_TASK PROMPT_. Print the material below exactly as it stands, please, from its first line to the line holding "from matplotlib.patches import Rectangle", with no pictures.

-=-=-

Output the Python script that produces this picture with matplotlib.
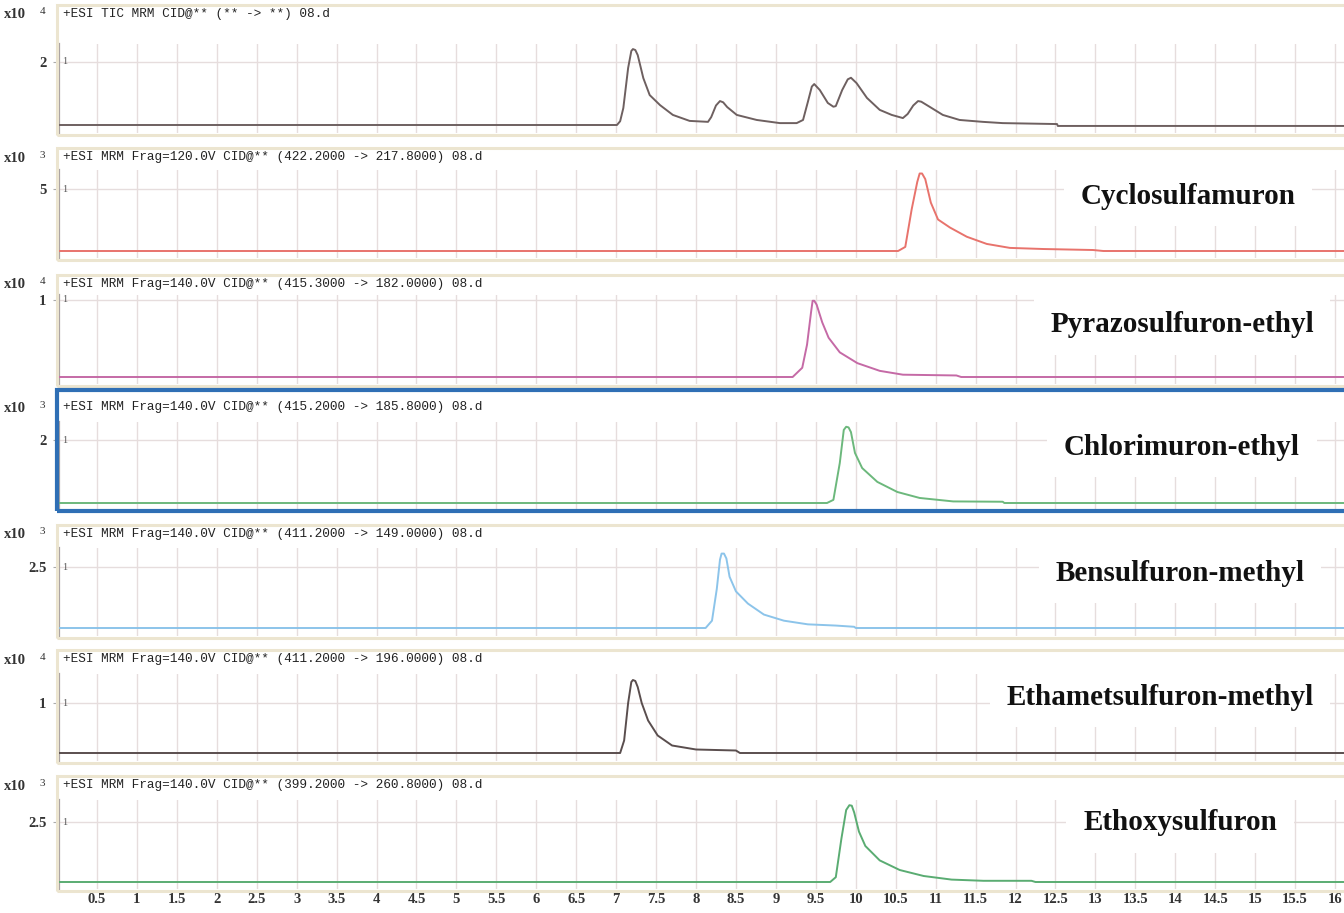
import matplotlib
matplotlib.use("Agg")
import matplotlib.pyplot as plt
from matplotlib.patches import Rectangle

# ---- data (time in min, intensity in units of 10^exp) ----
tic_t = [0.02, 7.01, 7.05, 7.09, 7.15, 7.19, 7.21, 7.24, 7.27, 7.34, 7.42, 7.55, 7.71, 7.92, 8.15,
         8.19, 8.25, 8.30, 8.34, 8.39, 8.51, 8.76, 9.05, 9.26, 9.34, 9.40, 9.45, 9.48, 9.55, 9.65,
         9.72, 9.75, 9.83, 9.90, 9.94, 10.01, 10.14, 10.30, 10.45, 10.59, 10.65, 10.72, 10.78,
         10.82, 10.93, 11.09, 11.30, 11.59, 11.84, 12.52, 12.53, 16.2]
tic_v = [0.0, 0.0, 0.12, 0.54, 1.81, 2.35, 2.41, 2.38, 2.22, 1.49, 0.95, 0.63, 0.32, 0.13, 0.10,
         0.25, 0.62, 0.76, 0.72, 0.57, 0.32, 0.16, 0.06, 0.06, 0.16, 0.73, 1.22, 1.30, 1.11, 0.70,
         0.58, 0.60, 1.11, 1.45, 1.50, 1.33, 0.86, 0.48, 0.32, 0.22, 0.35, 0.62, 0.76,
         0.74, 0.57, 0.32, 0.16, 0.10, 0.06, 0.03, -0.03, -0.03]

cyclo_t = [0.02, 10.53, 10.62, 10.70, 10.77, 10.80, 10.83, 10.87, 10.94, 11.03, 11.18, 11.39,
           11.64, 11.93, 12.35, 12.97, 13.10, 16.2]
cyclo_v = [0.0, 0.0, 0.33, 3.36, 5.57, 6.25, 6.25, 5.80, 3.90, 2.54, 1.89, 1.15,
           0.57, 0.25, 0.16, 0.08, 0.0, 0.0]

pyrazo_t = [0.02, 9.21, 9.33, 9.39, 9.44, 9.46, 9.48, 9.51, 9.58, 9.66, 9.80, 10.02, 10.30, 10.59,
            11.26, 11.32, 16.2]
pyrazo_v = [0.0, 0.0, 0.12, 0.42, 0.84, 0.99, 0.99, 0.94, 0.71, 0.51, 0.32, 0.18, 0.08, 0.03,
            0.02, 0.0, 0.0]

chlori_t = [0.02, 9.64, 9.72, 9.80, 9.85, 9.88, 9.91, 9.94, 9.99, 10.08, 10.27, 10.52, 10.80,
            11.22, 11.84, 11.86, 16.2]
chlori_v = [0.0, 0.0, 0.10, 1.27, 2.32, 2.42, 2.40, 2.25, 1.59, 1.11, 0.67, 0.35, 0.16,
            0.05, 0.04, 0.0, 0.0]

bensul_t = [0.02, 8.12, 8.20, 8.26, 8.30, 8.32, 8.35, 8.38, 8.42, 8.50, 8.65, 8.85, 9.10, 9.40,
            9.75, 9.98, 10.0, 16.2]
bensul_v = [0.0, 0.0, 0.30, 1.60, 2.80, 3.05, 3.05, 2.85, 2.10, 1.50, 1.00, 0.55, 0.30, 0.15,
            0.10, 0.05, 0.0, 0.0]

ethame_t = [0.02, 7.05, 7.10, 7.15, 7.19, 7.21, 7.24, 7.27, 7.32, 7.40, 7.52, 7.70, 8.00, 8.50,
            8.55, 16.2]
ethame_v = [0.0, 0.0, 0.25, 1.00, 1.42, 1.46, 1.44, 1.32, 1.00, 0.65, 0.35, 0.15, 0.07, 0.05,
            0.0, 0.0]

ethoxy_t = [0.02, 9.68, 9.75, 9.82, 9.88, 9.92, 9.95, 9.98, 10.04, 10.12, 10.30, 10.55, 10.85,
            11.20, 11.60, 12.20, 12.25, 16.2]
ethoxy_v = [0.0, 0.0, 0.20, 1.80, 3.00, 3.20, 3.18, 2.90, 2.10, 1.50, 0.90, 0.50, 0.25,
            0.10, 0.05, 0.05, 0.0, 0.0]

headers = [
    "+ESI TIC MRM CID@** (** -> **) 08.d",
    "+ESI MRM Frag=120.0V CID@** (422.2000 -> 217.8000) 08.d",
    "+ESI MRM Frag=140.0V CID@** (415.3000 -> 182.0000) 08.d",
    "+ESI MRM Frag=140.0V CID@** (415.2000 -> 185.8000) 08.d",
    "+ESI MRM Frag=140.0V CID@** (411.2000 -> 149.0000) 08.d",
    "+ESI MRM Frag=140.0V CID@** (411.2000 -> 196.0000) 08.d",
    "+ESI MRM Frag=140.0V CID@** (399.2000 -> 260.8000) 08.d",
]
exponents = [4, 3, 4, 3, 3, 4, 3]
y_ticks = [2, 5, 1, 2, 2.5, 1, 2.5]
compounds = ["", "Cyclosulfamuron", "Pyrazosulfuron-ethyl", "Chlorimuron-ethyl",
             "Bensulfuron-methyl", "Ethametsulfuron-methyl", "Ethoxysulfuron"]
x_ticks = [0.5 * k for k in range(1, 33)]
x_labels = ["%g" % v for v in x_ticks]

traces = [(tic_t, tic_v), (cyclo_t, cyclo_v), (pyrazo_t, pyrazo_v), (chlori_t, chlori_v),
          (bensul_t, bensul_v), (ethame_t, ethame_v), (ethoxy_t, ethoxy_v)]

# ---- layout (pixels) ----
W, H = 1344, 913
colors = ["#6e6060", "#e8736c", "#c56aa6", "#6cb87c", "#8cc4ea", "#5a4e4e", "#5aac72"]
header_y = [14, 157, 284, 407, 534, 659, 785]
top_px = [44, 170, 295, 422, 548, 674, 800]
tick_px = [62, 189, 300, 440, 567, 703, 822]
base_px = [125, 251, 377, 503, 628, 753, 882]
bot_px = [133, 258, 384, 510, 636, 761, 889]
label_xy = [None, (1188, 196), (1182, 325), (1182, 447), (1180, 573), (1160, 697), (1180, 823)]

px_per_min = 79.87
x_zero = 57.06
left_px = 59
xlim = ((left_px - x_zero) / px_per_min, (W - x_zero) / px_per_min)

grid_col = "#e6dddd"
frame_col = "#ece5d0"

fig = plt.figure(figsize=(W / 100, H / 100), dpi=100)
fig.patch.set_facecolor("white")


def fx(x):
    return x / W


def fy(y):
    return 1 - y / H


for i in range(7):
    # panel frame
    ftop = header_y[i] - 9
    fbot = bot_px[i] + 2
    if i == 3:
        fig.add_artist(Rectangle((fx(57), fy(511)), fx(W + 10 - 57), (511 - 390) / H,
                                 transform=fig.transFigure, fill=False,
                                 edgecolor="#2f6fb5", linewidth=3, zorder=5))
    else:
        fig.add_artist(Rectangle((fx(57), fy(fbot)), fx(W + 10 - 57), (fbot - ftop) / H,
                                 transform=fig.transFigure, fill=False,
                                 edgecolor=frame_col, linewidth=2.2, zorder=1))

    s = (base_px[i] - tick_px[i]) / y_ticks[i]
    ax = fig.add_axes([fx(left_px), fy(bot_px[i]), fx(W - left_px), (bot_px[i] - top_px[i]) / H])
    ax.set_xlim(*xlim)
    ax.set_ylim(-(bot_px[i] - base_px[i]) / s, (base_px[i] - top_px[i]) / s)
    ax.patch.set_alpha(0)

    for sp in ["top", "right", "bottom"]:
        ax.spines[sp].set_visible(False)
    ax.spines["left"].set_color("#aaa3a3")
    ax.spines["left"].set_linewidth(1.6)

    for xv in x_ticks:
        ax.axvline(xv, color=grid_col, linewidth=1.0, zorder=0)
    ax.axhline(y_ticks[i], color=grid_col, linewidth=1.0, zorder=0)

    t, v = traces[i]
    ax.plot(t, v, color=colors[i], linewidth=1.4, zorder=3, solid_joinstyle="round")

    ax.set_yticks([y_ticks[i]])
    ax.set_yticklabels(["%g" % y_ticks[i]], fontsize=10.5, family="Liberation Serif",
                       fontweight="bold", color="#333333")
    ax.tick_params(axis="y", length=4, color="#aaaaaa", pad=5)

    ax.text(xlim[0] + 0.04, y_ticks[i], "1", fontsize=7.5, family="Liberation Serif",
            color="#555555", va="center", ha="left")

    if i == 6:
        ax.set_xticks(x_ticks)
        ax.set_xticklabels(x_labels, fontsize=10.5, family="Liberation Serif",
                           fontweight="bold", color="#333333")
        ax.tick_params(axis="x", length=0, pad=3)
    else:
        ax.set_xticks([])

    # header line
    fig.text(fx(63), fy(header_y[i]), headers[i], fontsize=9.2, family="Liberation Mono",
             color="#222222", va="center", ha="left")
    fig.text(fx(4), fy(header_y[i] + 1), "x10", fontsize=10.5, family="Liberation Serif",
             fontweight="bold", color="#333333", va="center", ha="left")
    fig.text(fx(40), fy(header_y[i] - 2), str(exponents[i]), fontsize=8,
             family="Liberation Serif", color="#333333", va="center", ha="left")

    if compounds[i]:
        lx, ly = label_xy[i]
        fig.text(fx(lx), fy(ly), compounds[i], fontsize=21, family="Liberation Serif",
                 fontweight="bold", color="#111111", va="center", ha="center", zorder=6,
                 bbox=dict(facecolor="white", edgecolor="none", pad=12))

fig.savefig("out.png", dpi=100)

-=-=-

_TASK RESULT_.
Output the Python script that produces this picture with matplotlib.
import matplotlib
matplotlib.use("Agg")
import matplotlib.pyplot as plt
from matplotlib.patches import Rectangle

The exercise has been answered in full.